US House Speaker Paul Ryan to stand down


#21

Welcome to the club.

As a sole proprietor, I now get to pay max SS x2.

We shall see as the tide is turned and government will begin paying out more than it collects forcing higher deficits and changes in both SS and Medicare.


#22

My guess is we will get welfare , SNAP , Belmont , HEAP, healthcare , illegals , Medicaid in order before touching SS . There are far too many old farts that have nothing to do but WRITE LETTER , MAKE PHONE CALLS , AND VOTE !!! :wink::laughing::laughing::laughing::laughing:


#23

Unfortunately if you look t spending,
1.2 trillion will be spent on healthcare
1 trillion will be spent on SS/retirements.

Total spending: Projected at 4.2 trillion.

Where do you think most of the spending is done?


#24

Discretionary spending ,Military etc.


#25

Eliminating military spending 100% wouldn’t balance the budget.


#26

Well we know Mandatory spending will be out of control .


#27

Mandatory spending IS out of control .


#28

image

Mandatory spending IS currently out of control. Making it worse is a FED that has suddenly decided to raise interest rates making debt service that much more expensive. We complain about teachers and other public sector workers with their plush gig but boomer’s have designed a system that everyone else is eventually going to pay for… I love the cut the budget but NIMBY mentality… You are right with what you said above though, the older set still know how to write letters and get on the horn and then grumble about how we have left all this for our grandkids to figure out…


#29

Mandatory spending, over half of all spending.
FDR-SS
LBJ-Medicare
LBJ-mediciad
Obama-ACA

Discretionary Budget Myth Busters

The media blames the discretionary budget for deficit spending, which has created a huge national debt. That’s a big concern, now that the debt to GDP ratio is more than 100 percent. What’s the best way to cut the budget deficit? Here are the five biggest myths.

Myth #1: Just stop sending aid to foreign countries.

Fact: The United States only budgeted $1.9 billion on foreign aid for FY 2019. Cutting that wouldn’t do much to reduce the $984 billion budget deficit.

Myth #2: Defense spending should be increased, even if other programs must be cut.

Fact: Total U.S. military spending for FY 2019 is $886 billion.

It includes more than the Department of Defense budget of $597.1 billion. You must also count the $88.9 billion which pays for the War on Terror, including military operations in Iraq, Syria, and the War in Afghanistan. There are five other agencies that support defense that should also be included. They are the FBI and Cybersecurity (in the Justice Department budget), the National Nuclear Security Administration (in the Energy Department budget), Homeland Security, the Department pf Veterans Affairs, and the State Department. They add $181.3 billion to the base budget. They also add $101 billion to the emergency fund. This huge expense must be reduced if the deficit is to be cut in any meaningful way.
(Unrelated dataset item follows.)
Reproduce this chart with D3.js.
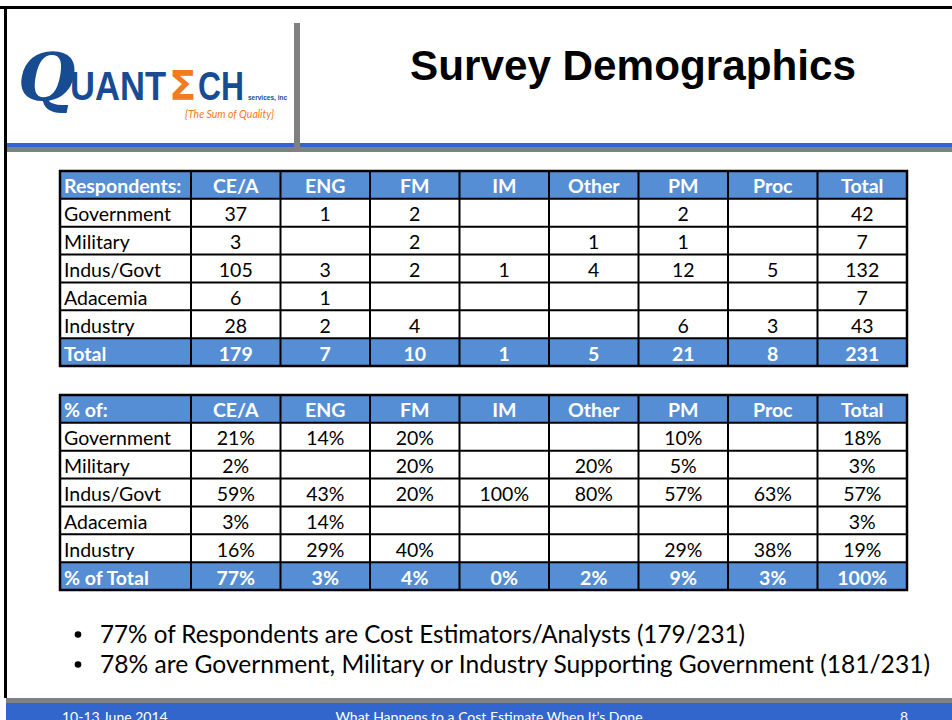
<!DOCTYPE html>
<html>
<head>
<meta charset="utf-8">
<script src="https://cdn.jsdelivr.net/npm/d3@7"></script>
<style>
  html, body { margin: 0; padding: 0; background: #fff; }
  svg { display: block; }
</style>
</head>
<body>
<div id="chart"></div>
<script>
// ---- data ----
const columns = ['CE/A', 'ENG', 'FM', 'IM', 'Other', 'PM', 'Proc', 'Total'];
const groups = ['Government', 'Military', 'Indus/Govt', 'Adacemia', 'Industry'];

// respondent counts per group (null = blank cell)
const counts = [
  [37, 1, 2, null, null, 2, null, 42],
  [3, null, 2, null, 1, 1, null, 7],
  [105, 3, 2, 1, 4, 12, 5, 132],
  [6, 1, null, null, null, null, null, 7],
  [28, 2, 4, null, null, 6, 3, 43]
];
const countTotals = [179, 7, 10, 1, 5, 21, 8, 231];

// percent of column
const percents = [
  [21, 14, 20, null, null, 10, null, 18],
  [2, null, 20, null, 20, 5, null, 3],
  [59, 43, 20, 100, 80, 57, 63, 57],
  [3, 14, null, null, null, null, null, 3],
  [16, 29, 40, null, null, 29, 38, 19]
];
const percentTotals = [77, 3, 4, 0, 2, 9, 3, 100];

const bullets = [
  '77% of Respondents are Cost Estimators/Analysts (179/231)',
  '78% are Government, Military or Industry Supporting Government (181/231)'
];
const bulletWidths = [645, 830];
const footer = ['10-13 June 2014', 'What Happens to a Cost Estimate When It\u2019s Done', '8'];

// ---- layout ----
const W = 952, H = 720;
const BLUE = '#3366cc', GRAY = '#808080', HEAD = '#558ed5';
const FONT = 'Lato, "Open Sans", sans-serif';
const FS = 19.5;

const svg = d3.select('#chart').append('svg').attr('width', W).attr('height', H);

// slide frame
svg.append('rect').attr('x', 0).attr('y', 6).attr('width', W).attr('height', 3).attr('fill', '#000');
svg.append('rect').attr('x', 4).attr('y', 6).attr('width', 3).attr('height', 692).attr('fill', '#000');

// header rules
svg.append('rect').attr('x', 7).attr('y', 143).attr('width', W - 7).attr('height', 4).attr('fill', BLUE);
svg.append('rect').attr('x', 7).attr('y', 147).attr('width', W - 7).attr('height', 5).attr('fill', GRAY);
svg.append('rect').attr('x', 294).attr('y', 23).attr('width', 6).attr('height', 129).attr('fill', GRAY);

// logo — one text run so the letters stay together
const logo = svg.append('g');
const word = logo.append('text').attr('x', 18).attr('y', 100)
  .attr('font-family', '"Liberation Sans", Arial, sans-serif').attr('font-weight', 'bold')
  .attr('font-size', 41).attr('fill', '#174c93');
word.append('tspan')
  .attr('font-family', '"DejaVu Serif", serif').attr('font-style', 'italic')
  .attr('font-size', 66).text('Q');
word.append('tspan').attr('x', 70).attr('textLength', 96).attr('lengthAdjust', 'spacingAndGlyphs').text('UANT');
word.append('tspan').attr('x', 169).attr('fill', '#f47a20')
  .attr('font-family', '"DejaVu Sans", sans-serif').attr('font-size', 40).text('\u03a3');
word.append('tspan').attr('x', 198).attr('textLength', 46).attr('lengthAdjust', 'spacingAndGlyphs').text('CH');
word.append('tspan').attr('x', 248).attr('font-size', 6.5).text('services, inc');
logo.append('text').attr('x', 185).attr('y', 118)
  .attr('font-family', FONT).attr('font-style', 'italic')
  .attr('font-size', 11).attr('fill', '#f47a20')
  .attr('textLength', 89).attr('lengthAdjust', 'spacingAndGlyphs').text('{The Sum of Quality}');

// title
svg.append('text').attr('x', 410).attr('y', 80)
  .attr('font-family', '"Liberation Sans", Arial, sans-serif').attr('font-weight', 'bold')
  .attr('font-size', 42).attr('fill', '#000')
  .attr('textLength', 446).attr('lengthAdjust', 'spacingAndGlyphs')
  .text('Survey Demographics');

// ---- tables ----
const x = d3.scaleBand().domain(columns).range([191, 907]);
const LEFT = 60;

function drawTable(top, corner, totalLabel, body, totals, fmt) {
  const y = d3.scaleBand().domain(d3.range(groups.length + 2)).range([top, top + 195]);
  const g = svg.append('g');
  const bottom = top + 195;

  // header and total bands
  [0, groups.length + 1].forEach(r => {
    g.append('rect').attr('x', LEFT).attr('y', y(r)).attr('width', 907 - LEFT)
      .attr('height', y.bandwidth()).attr('fill', HEAD);
  });

  // grid lines
  g.selectAll('line.h').data(d3.range(1, groups.length + 2)).join('line')
    .attr('x1', LEFT).attr('x2', 907)
    .attr('y1', d => y(d)).attr('y2', d => y(d))
    .attr('stroke', '#000').attr('stroke-width', 2);
  g.selectAll('line.v').data(columns).join('line')
    .attr('x1', d => x(d)).attr('x2', d => x(d))
    .attr('y1', top).attr('y2', bottom)
    .attr('stroke', '#000').attr('stroke-width', 2);
  g.append('rect').attr('x', LEFT).attr('y', top).attr('width', 907 - LEFT).attr('height', 195)
    .attr('fill', 'none').attr('stroke', '#000').attr('stroke-width', 2.5);

  const base = y.bandwidth() - 5.5;

  // header row
  g.append('text').attr('x', LEFT + 4).attr('y', y(0) + base)
    .attr('font-family', FONT).attr('font-weight', 'bold').attr('font-size', FS)
    .attr('fill', '#fff').text(corner);
  g.selectAll('text.ch').data(columns).join('text')
    .attr('x', d => x(d) + x.bandwidth() / 2).attr('y', y(0) + base)
    .attr('text-anchor', 'middle')
    .attr('font-family', FONT).attr('font-weight', 'bold').attr('font-size', FS)
    .attr('fill', '#fff').text(d => d);

  // body rows
  groups.forEach((name, i) => {
    const ry = y(i + 1) + base;
    g.append('text').attr('x', LEFT + 4).attr('y', ry)
      .attr('font-family', FONT).attr('font-size', FS).attr('fill', '#000').text(name);
    g.selectAll(null).data(body[i].map((v, j) => ({ v, c: columns[j] })).filter(d => d.v !== null))
      .join('text')
      .attr('x', d => x(d.c) + x.bandwidth() / 2).attr('y', ry)
      .attr('text-anchor', 'middle')
      .attr('font-family', FONT).attr('font-size', FS).attr('fill', '#000')
      .text(d => fmt(d.v));
  });

  // total row
  const ty = y(groups.length + 1) + base;
  g.append('text').attr('x', LEFT + 4).attr('y', ty)
    .attr('font-family', FONT).attr('font-weight', 'bold').attr('font-size', FS)
    .attr('fill', '#fff').text(totalLabel);
  g.selectAll(null).data(totals.map((v, j) => ({ v, c: columns[j] }))).join('text')
    .attr('x', d => x(d.c) + x.bandwidth() / 2).attr('y', ty)
    .attr('text-anchor', 'middle')
    .attr('font-family', FONT).attr('font-weight', 'bold').attr('font-size', FS)
    .attr('fill', '#fff').text(d => fmt(d.v));
}

drawTable(171, 'Respondents:', 'Total', counts, countTotals, v => String(v));
drawTable(395, '% of:', '% of Total', percents, percentTotals, v => v + '%');

// ---- bullets ----
bullets.forEach((t, i) => {
  const by = 643 + i * 30;
  svg.append('circle').attr('cx', 78).attr('cy', by - 8.5).attr('r', 3.3).attr('fill', '#000');
  svg.append('text').attr('x', 100).attr('y', by)
    .attr('font-family', FONT).attr('font-size', 24.5).attr('fill', '#000')
    .attr('textLength', bulletWidths[i]).attr('lengthAdjust', 'spacingAndGlyphs').text(t);
});

// ---- footer ----
svg.append('rect').attr('x', 6).attr('y', 698).attr('width', W - 6).attr('height', 5).attr('fill', GRAY);
svg.append('rect').attr('x', 6).attr('y', 703).attr('width', W - 6).attr('height', 17).attr('fill', BLUE);
const fy = 722;
svg.append('text').attr('x', 62).attr('y', fy).attr('font-family', FONT).attr('font-size', 14)
  .attr('fill', '#fff').text(footer[0]);
svg.append('text').attr('x', 489).attr('y', fy).attr('text-anchor', 'middle')
  .attr('font-family', FONT).attr('font-size', 14).attr('fill', '#fff').text(footer[1]);
svg.append('text').attr('x', 904).attr('y', fy).attr('text-anchor', 'middle')
  .attr('font-family', FONT).attr('font-size', 14).attr('fill', '#fff').text(footer[2]);
</script>
</body>
</html>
Myth #3: If we reduce military spending, the world will think we are weak.

Fact: The U.S. military budget is greater than those of the next 10 largest spenders combined.

The second biggest spender, China, only spent $216 billion. Russia spent $84.5 billion. Our greatest ally, the UK, spent $60.5 billion. That’s less than 10 percent of what the United States did. Many of our allies are enjoying the benefits of a safer world at our expense. President Trump has asked them to pay more, but continues to increase defense spending.

Myth #4: Military spending creates jobs.

Fact: Defense spending is not the best way to create jobs. A UMass-Amherst study found that $1 billion in military spending created 8,555 jobs. The same amount spent on public transit created 19,795 construction jobs. Spending on public works is the most cost-effective unemployment solution.

Myth #5: The best way to balance the budget is to cut entitlement spending.

Fact: Entitlement programs, such as Social Security, Medicare, Medicaid and welfare programs are the biggest portions of the budget. Medicare and Medicaid are growing thanks to higher health care costs. But they were created by Acts of Congress. They can’t be cut without another Act of Congress. That means a majority of Congress would have to agree to change the laws that enabled them. That won’t happen, because it would be political suicide. Current Social Security and Medicare recipients would vote those Congressmen out of office at the next election.

Boomers? No politicians, both parties.